The case has gained publicity because of Guriev's high-profile role as an adviser and speechwriter to Prime Minister Dmitry Medvedev, who switched roles with Putin on the latter's return to the presidency just over a year ago.
Guriev has also been an outspoken critic of corruption among Russia's political elite, and his supporters have portrayed his departure as a sign of a growing clampdown on groups and individuals that are independent or critical of the Kremlin.
Putin, speaking at a Russia-European Union summit, said the story had been overblown and that Guriev would be welcome to return home to Russia.
"Nobody threatened him," Putin told a news conference in the Urals city of Yekaterinburg. "If he wants to return, let him return."

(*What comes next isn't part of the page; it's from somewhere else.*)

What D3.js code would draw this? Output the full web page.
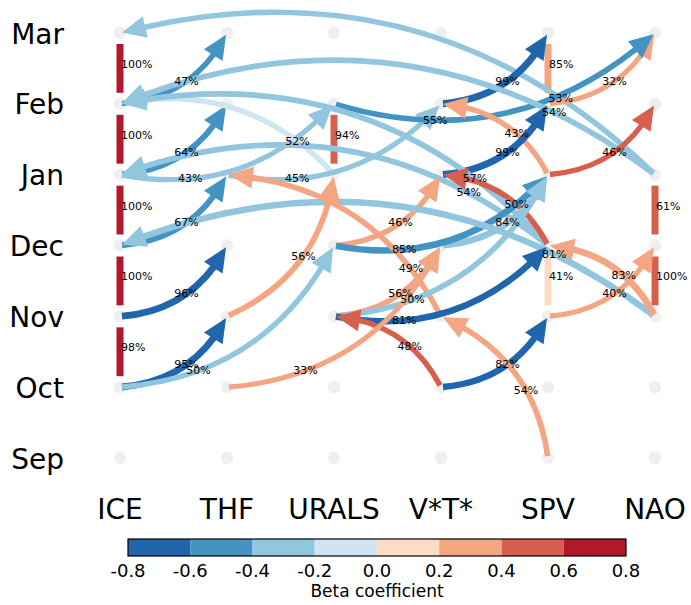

Guriev, who stepped down last week as rector of Moscow's prestigious New Economic School, said Putin's assurances were not enough to make him change his mind after he faced intrusive questioning as a witness in an investigation into Mikhail Khodorkovsky, the oil tycoon who was jailed for fraud in 2005.
The liberal economist co-authored a report to Medvedev's human rights council that was critical of Khodorkovsky's second conviction in 2010.
"I think it is safer for me to be a free person and not to return," Guriev, 41, said in an email exchange.
"(Putin) said I am a free person to return if I like. I have heard that he said that before - (but the Investigative Committee's) work and threats continued and even intensified after that."
Russian opposition leader and former world chess champion Garry Kasparov, who was in Geneva to pick up a human rights prize, said he too was staying out of Russia.
"I kept travelling back and forth until late February when it became clear that I might be part of this ongoing investigation of the activities of the political protestors," he said at a press conference.
"Right now I have serious doubts that if I return to Moscow I will be able to travel back. So for the time being I refrain from returning to Russia."